§ **EXERCISE INSTRUCTIONS**
Write the data out again exactly, dropping any images it holds.
- - - - - - -
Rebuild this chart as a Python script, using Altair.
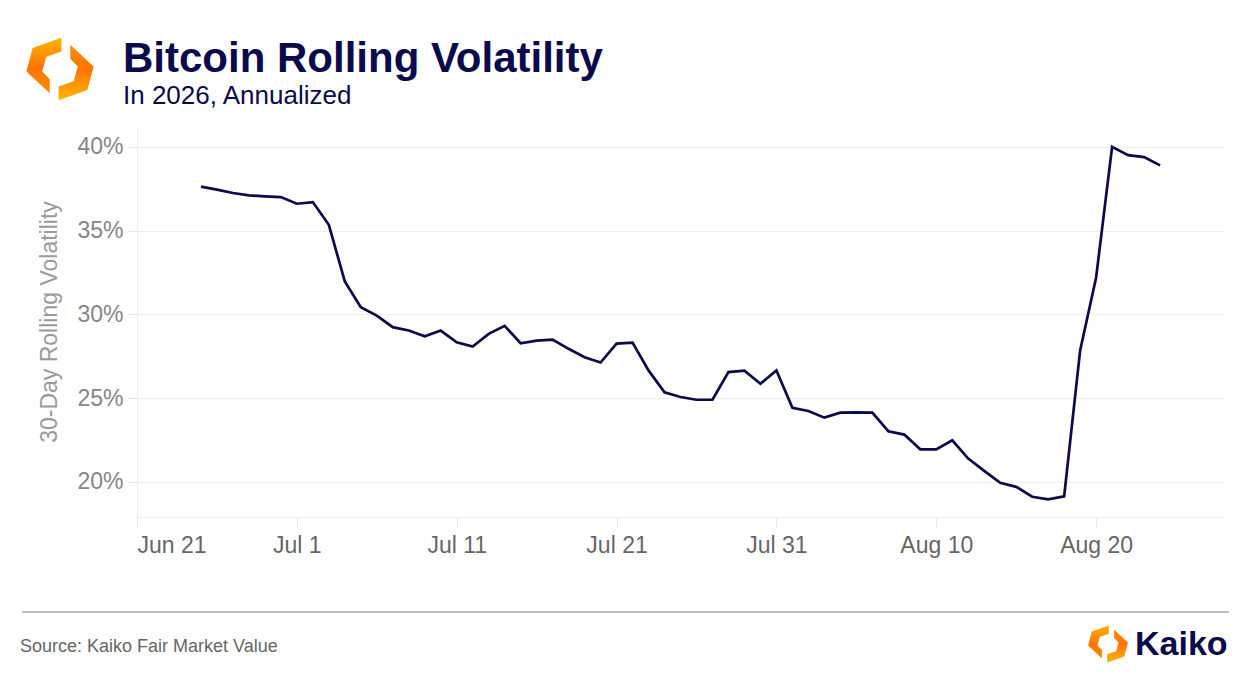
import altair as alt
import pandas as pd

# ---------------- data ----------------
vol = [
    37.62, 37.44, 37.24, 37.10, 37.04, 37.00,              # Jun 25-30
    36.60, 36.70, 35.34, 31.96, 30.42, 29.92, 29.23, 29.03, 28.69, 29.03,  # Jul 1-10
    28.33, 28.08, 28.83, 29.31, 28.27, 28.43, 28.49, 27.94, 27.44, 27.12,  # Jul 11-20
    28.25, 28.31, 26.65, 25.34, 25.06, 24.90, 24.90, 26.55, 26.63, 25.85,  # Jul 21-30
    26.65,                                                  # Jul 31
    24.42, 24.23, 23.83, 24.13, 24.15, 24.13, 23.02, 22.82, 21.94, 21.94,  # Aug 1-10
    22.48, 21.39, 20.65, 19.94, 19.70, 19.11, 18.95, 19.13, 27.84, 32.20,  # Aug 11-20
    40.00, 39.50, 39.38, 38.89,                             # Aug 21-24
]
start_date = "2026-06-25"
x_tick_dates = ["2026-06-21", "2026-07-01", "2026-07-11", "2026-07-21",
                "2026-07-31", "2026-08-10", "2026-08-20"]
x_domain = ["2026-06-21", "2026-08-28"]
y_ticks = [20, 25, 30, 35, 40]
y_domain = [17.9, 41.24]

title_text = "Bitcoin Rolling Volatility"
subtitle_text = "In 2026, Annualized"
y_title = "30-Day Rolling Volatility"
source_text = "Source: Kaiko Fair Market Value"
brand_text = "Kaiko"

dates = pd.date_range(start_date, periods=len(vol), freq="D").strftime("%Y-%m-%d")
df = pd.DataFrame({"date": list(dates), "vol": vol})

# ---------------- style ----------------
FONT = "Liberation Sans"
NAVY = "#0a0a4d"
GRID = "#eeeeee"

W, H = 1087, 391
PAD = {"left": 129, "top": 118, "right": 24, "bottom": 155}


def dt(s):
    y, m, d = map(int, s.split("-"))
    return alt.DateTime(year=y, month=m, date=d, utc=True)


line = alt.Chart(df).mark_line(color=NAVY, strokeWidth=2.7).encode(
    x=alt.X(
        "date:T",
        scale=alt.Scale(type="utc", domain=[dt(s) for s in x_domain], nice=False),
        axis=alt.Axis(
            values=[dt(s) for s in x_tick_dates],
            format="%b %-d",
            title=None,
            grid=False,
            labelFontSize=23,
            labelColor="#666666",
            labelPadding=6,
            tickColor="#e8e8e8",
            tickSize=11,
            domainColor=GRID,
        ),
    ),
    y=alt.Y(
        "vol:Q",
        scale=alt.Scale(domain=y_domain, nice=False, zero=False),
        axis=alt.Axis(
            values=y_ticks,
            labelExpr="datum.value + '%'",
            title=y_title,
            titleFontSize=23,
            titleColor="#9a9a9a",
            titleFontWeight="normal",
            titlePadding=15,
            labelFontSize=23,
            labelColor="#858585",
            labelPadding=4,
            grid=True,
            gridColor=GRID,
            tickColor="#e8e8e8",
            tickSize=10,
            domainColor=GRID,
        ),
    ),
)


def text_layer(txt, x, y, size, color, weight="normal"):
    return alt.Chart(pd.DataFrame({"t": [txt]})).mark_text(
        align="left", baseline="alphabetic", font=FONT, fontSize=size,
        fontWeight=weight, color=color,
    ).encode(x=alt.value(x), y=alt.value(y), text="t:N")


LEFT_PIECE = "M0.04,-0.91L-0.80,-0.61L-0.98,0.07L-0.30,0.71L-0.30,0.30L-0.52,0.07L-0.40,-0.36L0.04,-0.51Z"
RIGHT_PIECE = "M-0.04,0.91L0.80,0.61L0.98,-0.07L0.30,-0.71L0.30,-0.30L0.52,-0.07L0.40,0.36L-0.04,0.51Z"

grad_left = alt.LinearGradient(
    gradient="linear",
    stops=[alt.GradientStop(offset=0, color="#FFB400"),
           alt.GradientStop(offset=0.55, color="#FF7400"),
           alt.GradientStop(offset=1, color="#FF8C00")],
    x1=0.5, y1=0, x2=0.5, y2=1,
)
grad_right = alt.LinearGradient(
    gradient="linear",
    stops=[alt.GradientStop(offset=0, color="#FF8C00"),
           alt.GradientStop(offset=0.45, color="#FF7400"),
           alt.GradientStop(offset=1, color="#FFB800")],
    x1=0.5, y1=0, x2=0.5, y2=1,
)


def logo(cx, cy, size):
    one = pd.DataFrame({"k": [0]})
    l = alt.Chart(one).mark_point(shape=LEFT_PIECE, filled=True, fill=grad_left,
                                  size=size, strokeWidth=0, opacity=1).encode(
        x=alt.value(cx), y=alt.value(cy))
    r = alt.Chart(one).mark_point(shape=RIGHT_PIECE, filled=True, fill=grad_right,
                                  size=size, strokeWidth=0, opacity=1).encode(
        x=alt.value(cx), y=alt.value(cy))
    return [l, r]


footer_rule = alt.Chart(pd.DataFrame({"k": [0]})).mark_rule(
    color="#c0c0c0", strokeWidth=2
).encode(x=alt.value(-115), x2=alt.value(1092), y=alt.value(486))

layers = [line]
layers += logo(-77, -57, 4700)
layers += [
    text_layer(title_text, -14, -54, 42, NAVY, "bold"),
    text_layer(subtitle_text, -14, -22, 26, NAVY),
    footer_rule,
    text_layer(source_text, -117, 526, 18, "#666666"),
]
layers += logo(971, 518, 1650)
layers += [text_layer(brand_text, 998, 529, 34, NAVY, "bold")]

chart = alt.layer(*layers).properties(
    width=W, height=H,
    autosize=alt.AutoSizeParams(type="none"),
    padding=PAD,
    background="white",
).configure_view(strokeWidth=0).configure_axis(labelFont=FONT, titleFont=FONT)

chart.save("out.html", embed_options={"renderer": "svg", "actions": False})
- - - - - - -
§ **WRITTEN ANSWER**
Rebuild this chart as a Python script, using Altair.
import altair as alt
import pandas as pd

# ---------------- data ----------------
vol = [
    37.62, 37.44, 37.24, 37.10, 37.04, 37.00,              # Jun 25-30
    36.60, 36.70, 35.34, 31.96, 30.42, 29.92, 29.23, 29.03, 28.69, 29.03,  # Jul 1-10
    28.33, 28.08, 28.83, 29.31, 28.27, 28.43, 28.49, 27.94, 27.44, 27.12,  # Jul 11-20
    28.25, 28.31, 26.65, 25.34, 25.06, 24.90, 24.90, 26.55, 26.63, 25.85,  # Jul 21-30
    26.65,                                                  # Jul 31
    24.42, 24.23, 23.83, 24.13, 24.15, 24.13, 23.02, 22.82, 21.94, 21.94,  # Aug 1-10
    22.48, 21.39, 20.65, 19.94, 19.70, 19.11, 18.95, 19.13, 27.84, 32.20,  # Aug 11-20
    40.00, 39.50, 39.38, 38.89,                             # Aug 21-24
]
start_date = "2026-06-25"
x_tick_dates = ["2026-06-21", "2026-07-01", "2026-07-11", "2026-07-21",
                "2026-07-31", "2026-08-10", "2026-08-20"]
x_domain = ["2026-06-21", "2026-08-28"]
y_ticks = [20, 25, 30, 35, 40]
y_domain = [17.9, 41.24]

title_text = "Bitcoin Rolling Volatility"
subtitle_text = "In 2026, Annualized"
y_title = "30-Day Rolling Volatility"
source_text = "Source: Kaiko Fair Market Value"
brand_text = "Kaiko"

dates = pd.date_range(start_date, periods=len(vol), freq="D").strftime("%Y-%m-%d")
df = pd.DataFrame({"date": list(dates), "vol": vol})

# ---------------- style ----------------
FONT = "Liberation Sans"
NAVY = "#0a0a4d"
GRID = "#eeeeee"

W, H = 1087, 391
PAD = {"left": 129, "top": 118, "right": 24, "bottom": 155}


def dt(s):
    y, m, d = map(int, s.split("-"))
    return alt.DateTime(year=y, month=m, date=d, utc=True)


line = alt.Chart(df).mark_line(color=NAVY, strokeWidth=2.7).encode(
    x=alt.X(
        "date:T",
        scale=alt.Scale(type="utc", domain=[dt(s) for s in x_domain], nice=False),
        axis=alt.Axis(
            values=[dt(s) for s in x_tick_dates],
            format="%b %-d",
            title=None,
            grid=False,
            labelFontSize=23,
            labelColor="#666666",
            labelPadding=6,
            tickColor="#e8e8e8",
            tickSize=11,
            domainColor=GRID,
        ),
    ),
    y=alt.Y(
        "vol:Q",
        scale=alt.Scale(domain=y_domain, nice=False, zero=False),
        axis=alt.Axis(
            values=y_ticks,
            labelExpr="datum.value + '%'",
            title=y_title,
            titleFontSize=23,
            titleColor="#9a9a9a",
            titleFontWeight="normal",
            titlePadding=15,
            labelFontSize=23,
            labelColor="#858585",
            labelPadding=4,
            grid=True,
            gridColor=GRID,
            tickColor="#e8e8e8",
            tickSize=10,
            domainColor=GRID,
        ),
    ),
)


def text_layer(txt, x, y, size, color, weight="normal"):
    return alt.Chart(pd.DataFrame({"t": [txt]})).mark_text(
        align="left", baseline="alphabetic", font=FONT, fontSize=size,
        fontWeight=weight, color=color,
    ).encode(x=alt.value(x), y=alt.value(y), text="t:N")


LEFT_PIECE = "M0.04,-0.91L-0.80,-0.61L-0.98,0.07L-0.30,0.71L-0.30,0.30L-0.52,0.07L-0.40,-0.36L0.04,-0.51Z"
RIGHT_PIECE = "M-0.04,0.91L0.80,0.61L0.98,-0.07L0.30,-0.71L0.30,-0.30L0.52,-0.07L0.40,0.36L-0.04,0.51Z"

grad_left = alt.LinearGradient(
    gradient="linear",
    stops=[alt.GradientStop(offset=0, color="#FFB400"),
           alt.GradientStop(offset=0.55, color="#FF7400"),
           alt.GradientStop(offset=1, color="#FF8C00")],
    x1=0.5, y1=0, x2=0.5, y2=1,
)
grad_right = alt.LinearGradient(
    gradient="linear",
    stops=[alt.GradientStop(offset=0, color="#FF8C00"),
           alt.GradientStop(offset=0.45, color="#FF7400"),
           alt.GradientStop(offset=1, color="#FFB800")],
    x1=0.5, y1=0, x2=0.5, y2=1,
)


def logo(cx, cy, size):
    one = pd.DataFrame({"k": [0]})
    l = alt.Chart(one).mark_point(shape=LEFT_PIECE, filled=True, fill=grad_left,
                                  size=size, strokeWidth=0, opacity=1).encode(
        x=alt.value(cx), y=alt.value(cy))
    r = alt.Chart(one).mark_point(shape=RIGHT_PIECE, filled=True, fill=grad_right,
                                  size=size, strokeWidth=0, opacity=1).encode(
        x=alt.value(cx), y=alt.value(cy))
    return [l, r]


footer_rule = alt.Chart(pd.DataFrame({"k": [0]})).mark_rule(
    color="#c0c0c0", strokeWidth=2
).encode(x=alt.value(-115), x2=alt.value(1092), y=alt.value(486))

layers = [line]
layers += logo(-77, -57, 4700)
layers += [
    text_layer(title_text, -14, -54, 42, NAVY, "bold"),
    text_layer(subtitle_text, -14, -22, 26, NAVY),
    footer_rule,
    text_layer(source_text, -117, 526, 18, "#666666"),
]
layers += logo(971, 518, 1650)
layers += [text_layer(brand_text, 998, 529, 34, NAVY, "bold")]

chart = alt.layer(*layers).properties(
    width=W, height=H,
    autosize=alt.AutoSizeParams(type="none"),
    padding=PAD,
    background="white",
).configure_view(strokeWidth=0).configure_axis(labelFont=FONT, titleFont=FONT)

chart.save("out.html", embed_options={"renderer": "svg", "actions": False})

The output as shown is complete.